To have a situation where a University Vice Chancellor understands the leather industry, visits tanneries, attends trade fairs and is willing to invest in what will inevitably be a small school compared to big numbers attracted into more profitable teaching areas such as management. Yet two things are becoming apparent which perhaps explain matters.

First leather has to be placed at the centre of its wider network. That means we as tanners have to remind ourselves that we our industry structure goes from farming through to retail and involves a huge variety of end uses each one of which is loaded down with famous brands. Skills from husbandry to design, from podiatry to waste management, from logistics to fashion marketing plus all the skills, craftmanship and technology involved in making leather and items out of leather. Almost a university in itself.

Practical skills

Secondly it is becoming recognised that we do actually make more than we think, and that although increasingly the creative jobs of design, IT, retail and the like are the ones getting the headlines in most cases they are built around the making of a manufactured product. For towns like Northampton and so many similar sized towns and cities around the world the skills and knowledge involved in making things are being seen as part of the future, and not of the past grounding a University such as Northampton in an alliance of the creative and the practical does link it with the historic roots of its education over the last 800 years (the first University in Northampton ran from 1261 until 1265 when Henry III closed it since he thought it would out compete Oxford). Northampton in the last 100 years has always been a place of technical and practical training from computer games makers to fabulous footwear designers who understand the underlying technologies in making a successful product that is the one the world needs.

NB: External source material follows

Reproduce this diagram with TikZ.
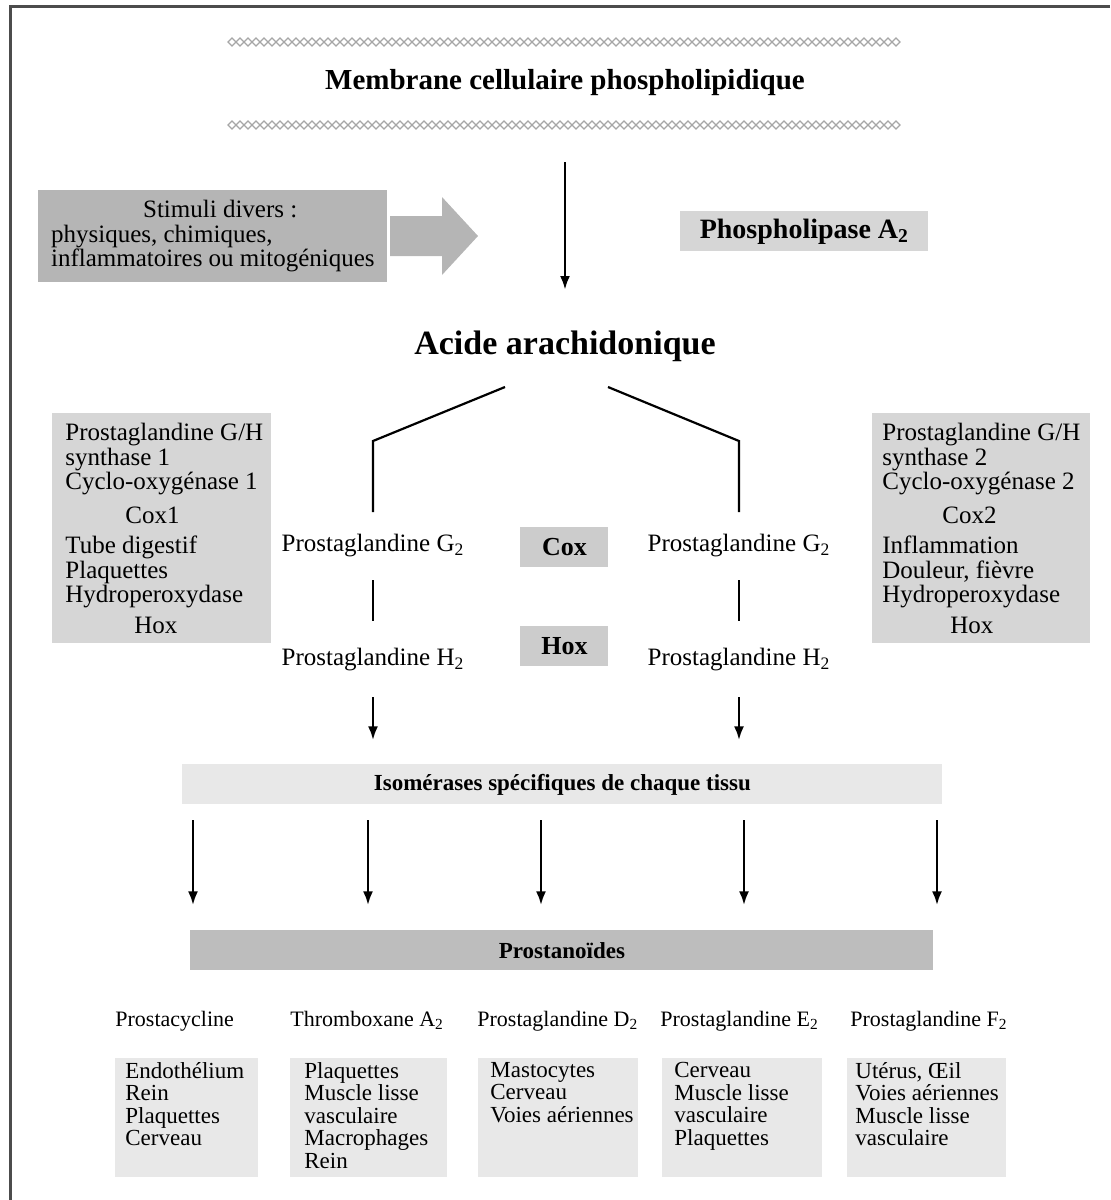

It seems now that Northampton truly grasps these points, perhaps even better than we in the leather have done, and has chosen leather as a central USP in their future development. The new Campus, upon which preliminary work has already started is close the centre of the town and runs along the small but famous river Nene which has seen tanneries along its banks for hundreds of years. Soon another will be built, a new teaching tannery, which will provide the basis for a range of taught and research degrees and specific tailored short courses. What is just as exciting is that integrated with this will be the University footwear courses. Northampton is rightly famous for its footwear but historically the footwear and tanning industries have remained quite apart. Bringing the teaching and research together in the new University is indicative of the joined up thinking that will allow both sectors to prosper.